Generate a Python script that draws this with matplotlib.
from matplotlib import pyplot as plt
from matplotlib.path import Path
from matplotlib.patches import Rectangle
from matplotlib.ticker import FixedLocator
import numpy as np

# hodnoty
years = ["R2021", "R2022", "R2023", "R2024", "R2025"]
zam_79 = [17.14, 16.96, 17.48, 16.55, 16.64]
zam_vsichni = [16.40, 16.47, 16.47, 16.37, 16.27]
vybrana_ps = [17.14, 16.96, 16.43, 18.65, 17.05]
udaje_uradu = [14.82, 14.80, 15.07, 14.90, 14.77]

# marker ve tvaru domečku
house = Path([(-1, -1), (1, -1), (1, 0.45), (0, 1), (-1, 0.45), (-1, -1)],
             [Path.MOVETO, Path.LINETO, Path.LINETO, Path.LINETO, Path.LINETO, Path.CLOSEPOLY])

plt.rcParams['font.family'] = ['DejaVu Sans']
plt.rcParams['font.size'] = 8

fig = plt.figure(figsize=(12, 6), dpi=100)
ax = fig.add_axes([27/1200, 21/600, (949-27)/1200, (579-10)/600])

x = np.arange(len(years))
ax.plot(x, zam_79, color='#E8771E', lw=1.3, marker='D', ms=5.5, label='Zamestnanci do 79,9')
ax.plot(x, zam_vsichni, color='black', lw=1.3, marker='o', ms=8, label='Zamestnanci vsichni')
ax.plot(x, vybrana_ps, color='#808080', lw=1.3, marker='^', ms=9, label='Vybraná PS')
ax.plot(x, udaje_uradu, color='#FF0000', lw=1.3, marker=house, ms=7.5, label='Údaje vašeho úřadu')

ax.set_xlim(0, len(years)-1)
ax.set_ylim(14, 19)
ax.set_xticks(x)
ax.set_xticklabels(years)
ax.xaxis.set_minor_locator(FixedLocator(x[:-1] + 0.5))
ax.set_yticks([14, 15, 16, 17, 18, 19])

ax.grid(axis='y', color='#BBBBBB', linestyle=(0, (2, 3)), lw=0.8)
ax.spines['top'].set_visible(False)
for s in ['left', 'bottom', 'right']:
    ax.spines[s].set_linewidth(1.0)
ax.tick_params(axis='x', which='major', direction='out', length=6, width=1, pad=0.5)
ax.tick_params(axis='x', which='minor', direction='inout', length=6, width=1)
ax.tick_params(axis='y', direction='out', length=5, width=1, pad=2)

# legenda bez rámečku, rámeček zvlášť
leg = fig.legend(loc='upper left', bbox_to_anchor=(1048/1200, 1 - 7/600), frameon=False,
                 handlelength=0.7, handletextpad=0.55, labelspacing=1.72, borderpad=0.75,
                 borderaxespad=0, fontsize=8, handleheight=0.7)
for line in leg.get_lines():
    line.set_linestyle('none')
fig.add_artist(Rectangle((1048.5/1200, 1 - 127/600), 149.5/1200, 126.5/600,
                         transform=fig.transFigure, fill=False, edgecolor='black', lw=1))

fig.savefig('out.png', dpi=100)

────────────────────────────────────────

Stated goal – Repeat every line of the data, exactly and in full.

Reply –
Generate a Python script that draws this with matplotlib.
from matplotlib import pyplot as plt
from matplotlib.path import Path
from matplotlib.patches import Rectangle
from matplotlib.ticker import FixedLocator
import numpy as np

# hodnoty
years = ["R2021", "R2022", "R2023", "R2024", "R2025"]
zam_79 = [17.14, 16.96, 17.48, 16.55, 16.64]
zam_vsichni = [16.40, 16.47, 16.47, 16.37, 16.27]
vybrana_ps = [17.14, 16.96, 16.43, 18.65, 17.05]
udaje_uradu = [14.82, 14.80, 15.07, 14.90, 14.77]

# marker ve tvaru domečku
house = Path([(-1, -1), (1, -1), (1, 0.45), (0, 1), (-1, 0.45), (-1, -1)],
             [Path.MOVETO, Path.LINETO, Path.LINETO, Path.LINETO, Path.LINETO, Path.CLOSEPOLY])

plt.rcParams['font.family'] = ['DejaVu Sans']
plt.rcParams['font.size'] = 8

fig = plt.figure(figsize=(12, 6), dpi=100)
ax = fig.add_axes([27/1200, 21/600, (949-27)/1200, (579-10)/600])

x = np.arange(len(years))
ax.plot(x, zam_79, color='#E8771E', lw=1.3, marker='D', ms=5.5, label='Zamestnanci do 79,9')
ax.plot(x, zam_vsichni, color='black', lw=1.3, marker='o', ms=8, label='Zamestnanci vsichni')
ax.plot(x, vybrana_ps, color='#808080', lw=1.3, marker='^', ms=9, label='Vybraná PS')
ax.plot(x, udaje_uradu, color='#FF0000', lw=1.3, marker=house, ms=7.5, label='Údaje vašeho úřadu')

ax.set_xlim(0, len(years)-1)
ax.set_ylim(14, 19)
ax.set_xticks(x)
ax.set_xticklabels(years)
ax.xaxis.set_minor_locator(FixedLocator(x[:-1] + 0.5))
ax.set_yticks([14, 15, 16, 17, 18, 19])

ax.grid(axis='y', color='#BBBBBB', linestyle=(0, (2, 3)), lw=0.8)
ax.spines['top'].set_visible(False)
for s in ['left', 'bottom', 'right']:
    ax.spines[s].set_linewidth(1.0)
ax.tick_params(axis='x', which='major', direction='out', length=6, width=1, pad=0.5)
ax.tick_params(axis='x', which='minor', direction='inout', length=6, width=1)
ax.tick_params(axis='y', direction='out', length=5, width=1, pad=2)

# legenda bez rámečku, rámeček zvlášť
leg = fig.legend(loc='upper left', bbox_to_anchor=(1048/1200, 1 - 7/600), frameon=False,
                 handlelength=0.7, handletextpad=0.55, labelspacing=1.72, borderpad=0.75,
                 borderaxespad=0, fontsize=8, handleheight=0.7)
for line in leg.get_lines():
    line.set_linestyle('none')
fig.add_artist(Rectangle((1048.5/1200, 1 - 127/600), 149.5/1200, 126.5/600,
                         transform=fig.transFigure, fill=False, edgecolor='black', lw=1))

fig.savefig('out.png', dpi=100)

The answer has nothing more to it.